Every organization devoted to mass death needs a charmless, bespectacled, blank-eyed chief operating officer who inspires no one but keeps the gears of murder turning. Ayman al-Zawahiri was Osama bin Laden’s Himmler. President Joe Biden and most Americans will see his death as just revenge for the 3,000 innocents killed by al-Qaeda in the United States on September 11, 2001—and so it is. But I have to admit that Zawahiri’s end leaves me cold. Revenge is sour because it always comes too late. Three thousand to one: The numbers provide no comfort.

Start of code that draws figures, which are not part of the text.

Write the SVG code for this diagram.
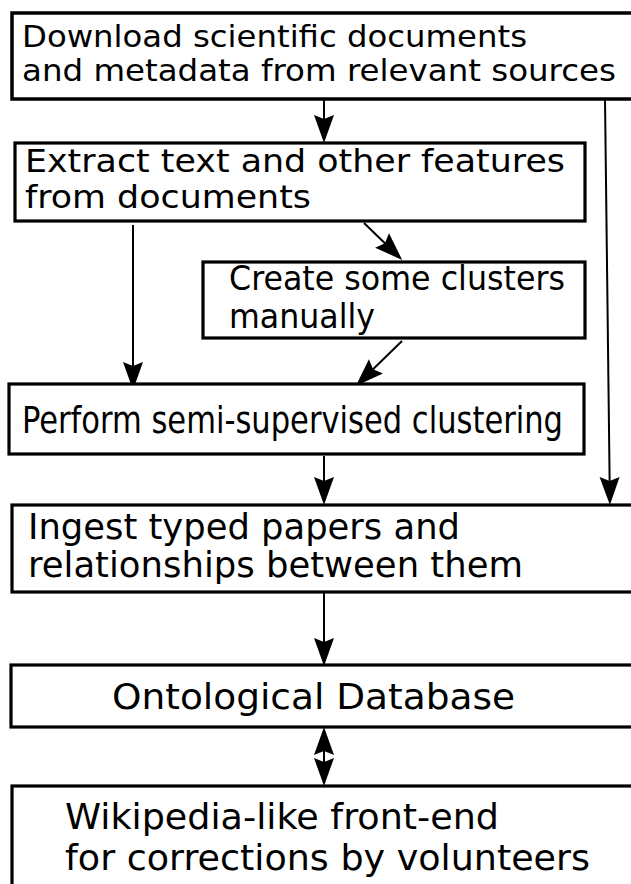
<svg xmlns="http://www.w3.org/2000/svg" width="631" height="884" viewBox="0 0 631 884">
<defs>
<style>
.box{fill:#fff;stroke:#000;stroke-width:3.2}
.con{fill:none;stroke:#000;stroke-width:2}
.t{font-family:"DejaVu Sans","Liberation Sans",sans-serif;fill:#000}
.c{font-family:"DejaVu Sans Condensed","DejaVu Sans","Liberation Sans",sans-serif;font-stretch:condensed;fill:#000}
</style>
<marker id="ah" viewBox="-29 -11 30 22" refX="-10" refY="0" markerWidth="30" markerHeight="22" markerUnits="userSpaceOnUse" orient="auto-start-reverse">
<path d="M0,0 L-28,-10 L-24,0 L-28,10 Z" fill="#000"/>
</marker>
</defs>
<rect width="631" height="884" fill="#fff"/>
<g id="connectors">
<line class="con" x1="324" y1="100" x2="324" y2="133" marker-end="url(#ah)"/>
<line class="con" x1="605" y1="99" x2="609.8" y2="495" marker-end="url(#ah)"/>
<line class="con" x1="364" y1="223" x2="395" y2="253" marker-end="url(#ah)"/>
<line class="con" x1="133" y1="225" x2="133" y2="380" marker-end="url(#ah)"/>
<line class="con" x1="402" y1="341" x2="363" y2="379" marker-end="url(#ah)"/>
<line class="con" x1="324" y1="456" x2="324" y2="495" marker-end="url(#ah)"/>
<line class="con" x1="324" y1="593" x2="324" y2="656" marker-end="url(#ah)"/>
<line class="con" x1="324" y1="737" x2="324" y2="776" marker-start="url(#ah)" marker-end="url(#ah)"/>
</g>
<g id="download">
<rect class="box" x="12" y="13" width="640" height="86" style="stroke-width:3.5"/>
<text class="t" font-size="31" x="22" y="47" textLength="505" lengthAdjust="spacingAndGlyphs">Download scientific documents</text>
<text class="t" font-size="31" x="22" y="81" textLength="594" lengthAdjust="spacingAndGlyphs">and metadata from relevant sources</text>
</g>
<g id="extract">
<rect class="box" x="15" y="143" width="570" height="78"/>
<text class="t" font-size="32.5" x="25" y="172" textLength="540" lengthAdjust="spacingAndGlyphs">Extract text and other features</text>
<text class="t" font-size="32.5" x="25" y="208" textLength="286" lengthAdjust="spacingAndGlyphs">from documents</text>
</g>
<g id="create">
<rect class="box" x="203" y="262" width="382" height="76"/>
<text class="c" font-size="33" x="229" y="290" textLength="336" lengthAdjust="spacingAndGlyphs">Create some clusters</text>
<text class="c" font-size="33" x="229" y="328" textLength="146" lengthAdjust="spacingAndGlyphs">manually</text>
</g>
<g id="perform">
<rect class="box" x="9" y="384" width="575" height="70"/>
<text class="c" font-size="38" x="22" y="433" textLength="541" lengthAdjust="spacingAndGlyphs">Perform semi-supervised clustering</text>
</g>
<g id="ingest">
<rect class="box" x="12" y="505" width="640" height="87"/>
<text class="t" font-size="35" x="28" y="539" textLength="432" lengthAdjust="spacingAndGlyphs">Ingest typed papers and</text>
<text class="t" font-size="35" x="28" y="577" textLength="495" lengthAdjust="spacingAndGlyphs">relationships between them</text>
</g>
<g id="ontological">
<rect class="box" x="11" y="665" width="640" height="62"/>
<text class="t" font-size="36" x="112" y="709" textLength="403" lengthAdjust="spacingAndGlyphs">Ontological Database</text>
</g>
<g id="wikipedia">
<rect class="box" x="12" y="786" width="640" height="110"/>
<text class="t" font-size="36" x="65" y="829" textLength="434" lengthAdjust="spacingAndGlyphs">Wikipedia-like front-end</text>
<text class="t" font-size="36" x="65" y="870" textLength="525" lengthAdjust="spacingAndGlyphs">for corrections by volunteers</text>
</g>
</svg>
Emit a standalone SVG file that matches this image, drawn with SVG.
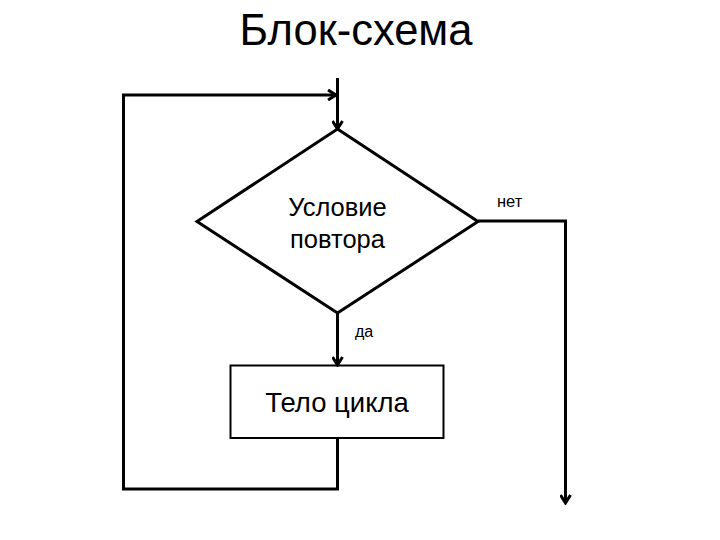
<svg xmlns="http://www.w3.org/2000/svg" width="720" height="540" viewBox="0 0 720 540">
<defs>
<style>
.ln{fill:none;stroke:#000;stroke-width:3}
.txt{font-family:"Liberation Sans",Arial,sans-serif;fill:#000}
</style>
<marker id="arr" markerWidth="12" markerHeight="12" refX="10" refY="6" orient="auto" markerUnits="userSpaceOnUse">
<path d="M2,1 L10,6 L2,11" fill="none" stroke="#000" stroke-width="3"/>
</marker>
</defs>
<rect width="720" height="540" fill="#fff"/>
<text class="txt" x="356" y="45" font-size="43.5" text-anchor="middle">Блок-схема</text>
<g id="connectors">
<path class="ln" d="M337.5,78 L337.5,129" marker-end="url(#arr)"/>
<path class="ln" d="M337.5,438 L337.5,489 L123.5,489 L123.5,95 L336,95" marker-end="url(#arr)"/>
<path class="ln" d="M337.5,313 L337.5,365" marker-end="url(#arr)"/>
<path class="ln" d="M478,221 L565.5,221 L565.5,503" marker-end="url(#arr)"/>
<text class="txt" x="355" y="337" font-size="16">да</text>
<text class="txt" x="497" y="207" font-size="16.5">нет</text>
</g>
<g id="decision">
<polygon points="337.5,129 478,221.5 337.5,313 197,221.5" fill="none" stroke="#000" stroke-width="3"/>
<text class="txt" x="337.5" y="216" font-size="25.5" text-anchor="middle">Условие</text>
<text class="txt" x="337.5" y="248" font-size="25.5" text-anchor="middle">повтора</text>
</g>
<g id="body">
<rect x="230.5" y="365.5" width="213" height="72.5" fill="none" stroke="#000" stroke-width="2"/>
<text class="txt" x="337" y="412" font-size="27.5" text-anchor="middle">Тело цикла</text>
</g>
</svg>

And think of Zawahiri’s other victims. Most of them were Muslims whose names are not carved in stone. It’s staggering to think how many human beings are no longer alive because this doctor from a prosperous Egyptian family embraced a hateful ideology that licensed him to kill. There was Shayma Abdel Halim, an 11-year-old schoolgirl, killed in 1993 in a Cairo suburb by a car bomb that Islamic Jihad, a terror group that Zawahiri later merged into al-Qaeda, intended for an Egyptian prime minister. There were the hundreds of Kenyans and Tanzanians murdered in al-Qaeda’s bombings of U.S. embassies in 1998.
Remember the tens of thousands of Iraqis, most of them Shia, blown to pieces, shot to death, or beheaded by al-Qaeda’s local affiliate. At one point al-Qaeda in Iraq went on a killing spree of bakers in Baghdad. The body count in Iraq grew so high that Zawahiri worried it might hurt al-Qaeda’s image among the world’s Muslims.